For me, the final straw came during one of our men’s breakfasts. The pastor, who hadn’t attended a single one of our meetings in over a year, suddenly made an appearance when the decision about which books we would be using for the next several years was going to be made. No matter that I had a book I wanted to use, and another member had a book he wanted to use, we were to use the one the pastor wanted. When I asked the pastor if he would be willing to teach the book (he had selected it after all) his answer was no, that was up to us.
Cognitive dissonance became overwhelming for me. Webster defines cognitive dissonance as “psychological conflict resulting from incongruous beliefs and attitudes held simultaneously.” At some point I just couldn’t continue to deny that what I was manifesting on the outside and what I was feeling on the inside were diametrically opposed. The question had always been when that dissonance was so great that I would be willing to leave what had been a huge part of my life for eleven years into an uncertain future. I finally had an answer.
As I expected, the pressure not to leave was enormous. I was told in no uncertain terms that the Methodist church I began attending would lead straight to hell. Even greater pressure was put on my wife, who stayed on for a while even after I left. But I consider it to be very possibly the best decision I have made in my life. I am now an active member in my new church, have accepted several leadership roles, and have complete freedom to voice my own opinion. The dissonance is gone.

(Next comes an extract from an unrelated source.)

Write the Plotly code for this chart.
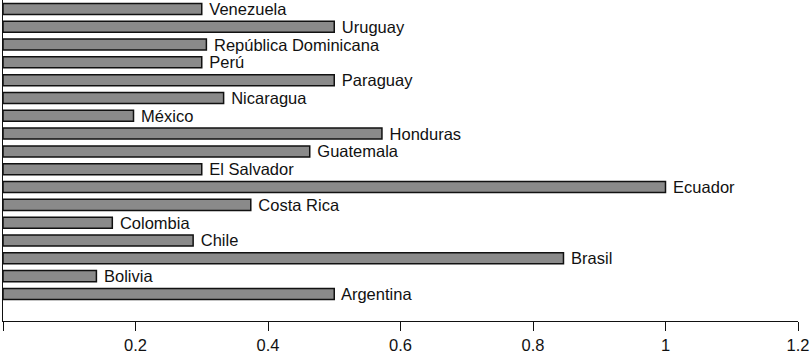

Epilogue: I should note that reading the books and listening to the sermons by Joel Osteen was a tremendous aid and support in making my decision. I should also note that it turned out our family was the first of many to leave our former church. Eventually, the “tithes and offerings” weren’t sufficient for the pastor and he left, the church members who remained started bickering among themselves and the church split. I wish them all the best.